Impairments of long-lived assets

        During 2013, we recognized an impairment of $20.0 million to our fleet of coil-tubing units in our Completion & Production Services business line. Intense competition and oversupply of equipment has led to lower utilization and margins for this product line. When these factors were considered as part of our annual impairment tests on long-lived assets, the sum of the estimated future cash flows, on an undiscounted basis, was less than the carrying amount of these assets. The estimated fair values of these assets were calculated using discounted cash flow models involving assumptions based on our utilization of the assets, revenues and direct costs, capital expenditures and working capital requirements. We believe the fair value estimated for purposes of these tests represents a Level 3 fair value measurement. In 2013, we suspended our coil-tubing operations in the United States. A prolonged period of slow economic recovery could continue to adversely affect the demand for and prices of our services, which could result in future impairment charges for other reporting units due to the potential impact on our estimate of our future operating results.

        During the fourth quarter of 2012, we determined that some of our coil-tubing rigs would not be fully utilized as forecasted, which resulted in a triggering event and required a year-end long-lived asset impairment test.
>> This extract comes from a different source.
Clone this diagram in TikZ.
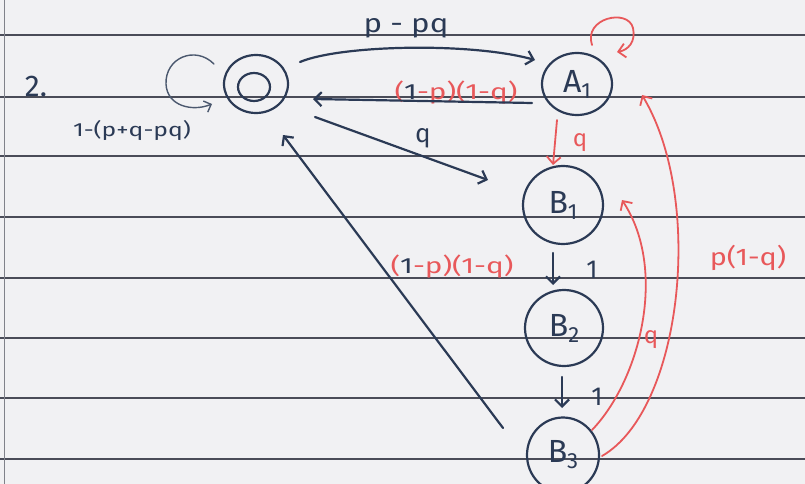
\documentclass[tikz,border=0pt]{standalone}
\usepackage{fontspec}
\setmainfont{Fira Sans}
\usetikzlibrary{arrows.meta,shapes.geometric}
\definecolor{ink}{HTML}{2B3A55}
\definecolor{redink}{HTML}{E8585A}
\definecolor{paper}{HTML}{F1F1F3}
\definecolor{rulecol}{HTML}{4A4C58}
\newcommand{\wide}[2]{\scalebox{#1}[1]{#2}}
\begin{document}
\begin{tikzpicture}[x=1pt,y=-1pt,line cap=round,
  state/.style={draw=ink,line width=2.2pt,ellipse,inner sep=0pt,font=\fontsize{32}{34}\selectfont,text=ink},
  hand/.style={draw=ink,line width=2.2pt,-{Straight Barb[length=7pt,width=14pt]}},
  redarr/.style={draw=redink,line width=1.8pt,-{Straight Barb[length=7pt,width=14pt]}},
  lbl/.style={text=ink,font=\fontsize{26}{28}\selectfont,inner sep=0pt},
  rlbl/.style={text=redink,font=\fontsize{22}{24}\selectfont,inner sep=0pt}]
\fill[paper] (0,0) rectangle (805,484);
\useasboundingbox (0,0) rectangle (805,484);
\foreach \yy in {35,97,156,217,278,338,398,459}
  \draw[rulecol,line width=1.2pt] (0,\yy) -- (805,\yy);
\draw[rulecol!70,line width=1pt] (4,0) -- (4,484);

% states
\node[state,minimum width=64pt,minimum height=58pt] (O) at (256,84) {};
\node[state,minimum width=32pt,minimum height=28pt] (Oin) at (254,87) {};
\node[state,minimum width=70pt,minimum height=62pt] (A1) at (577,84) {A\raisebox{-6pt}{\fontsize{22}{22}\selectfont 1}};
\node[state,minimum width=80pt,minimum height=78pt] (B1) at (563,205) {B\raisebox{-6pt}{\fontsize{22}{22}\selectfont 1}};
\node[state,minimum width=78pt,minimum height=76pt] (B2) at (564,328) {B\raisebox{-6pt}{\fontsize{22}{22}\selectfont 2}};
\node[state,minimum width=72pt,minimum height=75pt] (B3) at (563,455) {B\raisebox{-6pt}{\fontsize{22}{22}\selectfont 3}};

% texts
\node[lbl,font=\fontsize{30}{32}\selectfont] (num) at (36,86) {2.};
\node[lbl,font=\fontsize{19}{21}\selectfont] (lo) at (132,130) {\wide{1.3}{1-(p+q-pq)}};
\node[lbl] (lOA) at (406,28) {\wide{1.2}{p - pq}};
\node[lbl] (lOB) at (423,138) {q};
\node[rlbl] (lAO) at (456,93) {\wide{1.35}{({\color{ink}1}-p)(1-q)}};
\node[rlbl,font=\fontsize{24}{26}\selectfont] (lAB) at (580,143) {q};
\node[lbl] (l12) at (592,270) {1};
\node[lbl] (l23) at (597,397) {1};
\node[rlbl] (lBO) at (452,267) {\wide{1.35}{({\color{ink}1}-p)(1-q)}};
\node[rlbl,font=\fontsize{24}{26}\selectfont] (lB3B1) at (651,340) {q};
\node[rlbl,font=\fontsize{24}{26}\selectfont] (lB3A1) at (748,258) {\wide{1.2}{p(1-q)}};

% connectors
\draw[draw=ink!85,line width=1.4pt,-{Straight Barb[length=6pt,width=12pt]}]
  ([shift={(-42,-20)}]O.center) .. controls (195,45) and (165,58) .. (166,84)
  .. controls (167,106) and (192,112) .. ([shift={(-44,20)}]O.center);
\draw[hand] ([shift={(44,-22)}]O.center) .. controls (340,45) and (470,42) .. ([shift={(-42,-24)}]A1.center);
\draw[hand] ([shift={(-45,19)}]A1.center) -- ([shift={(57,15)}]O.center);
\draw[hand] ([shift={(59,33)}]O.center) -- ([shift={(-75,-25)}]B1.center);
\draw[hand] ([shift={(-60,-27)}]B3.center) -- ([shift={(27,51)}]O.center);
\draw[hand] ([shift={(-10,48)}]B1.center) -- ([shift={(-11,-43)}]B2.center);
\draw[hand] ([shift={(-2,49)}]B2.center) -- ([shift={(-1,-47)}]B3.center);
\draw[redarr] ([shift={(-20,36)}]A1.center) -- ([shift={(-10,-40)}]B1.center);
\draw[redarr] ([shift={(15,-39)}]A1.center) .. controls (583,18) and (628,8) .. (633,28)
  .. controls (636,42) and (628,50) .. ([shift={(40,-32)}]A1.center);
\draw[redarr] ([shift={(29,-25)}]B3.center) .. controls (640,380) and (668,270) .. ([shift={(59,-5)}]B1.center);
\draw[redarr] ([shift={(39,1)}]B3.center) .. controls (682,410) and (705,200) .. ([shift={(65,11)}]A1.center);
\end{tikzpicture}
\end{document}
Our year-end impairment test resulted in impairment charges of $17.4 million in our U.S. and $32.9 million in our Canada operations.

        We did not record any impairment of long-lived assets in 2011.

Provision for termination of employment contract

        During 2013, we recognized a one-time stock grant valued at $27.0 million, which vested immediately, and $18.0 million in cash awarded and paid to Mr. Petrello in connection with the termination of his prior employment agreement. See Note 19—Commitments and Contingencies for additional discussion.

        During 2011, we recorded a provision for a contingent liability that existed on December 31, 2011 related to the change of our Chief Executive Officer that occurred in October 2011. This charge resulted from a potential termination payment to our former Chief Executive Officer, Eugene Isenberg, under the terms of his employment contract. Subsequent to December 31, 2011, Mr. Isenberg elected to forego triggering that payment and as a result, we did not owe or make the termination payment. During 2012, we made charitable contributions to benefit the needs of our employees and other community-based causes. We contributed one million Nabors' common shares previously held by an affiliate to the Nabors Charitable Foundation, a 501(c)(3) organization, in support of this objective. We consider our former Chief Executive Officer to be a significant shareholder of the Company and, therefore, recorded these transactions as equity. During 2012, we recorded the release of the contingent liability, net of tax, through capital in excess of par as a forgiveness of liability from a beneficial owner. We recorded the donation of the treasury shares at their weighted-average cost, net of tax, through capital in excess of par.

Intangible asset impairment

        During 2012, we recorded an impairment of the Superior trade name totaling $75.0 million. The Superior trade name was initially classified as a ten-year intangible asset at the date of acquisition in September 2010. The impairment is a result of the decision to cease using the Superior trade name to reduce confusion in the marketplace and enhance the Nabors brand.

        There were no intangible asset impairments in 2013 or 2011.

Goodwill impairments

        During 2012, we recognized the impairment of goodwill associated with our operations in the U.S. and International drilling operations. The impairments were deemed necessary due to the prolonged uncertainty of utilization of some of our rigs as a result of changes in our customers' plans for future drilling operations in the Gulf of Mexico as well as our international markets. A prolonged period of lower natural gas prices or changes in laws and regulations could continue to adversely affect the demand for and prices of our services, which could result in future goodwill impairment charges for other reporting units due to the potential impact on our estimate of future operating results.

        There were no goodwill impairments in 2013 or 2011.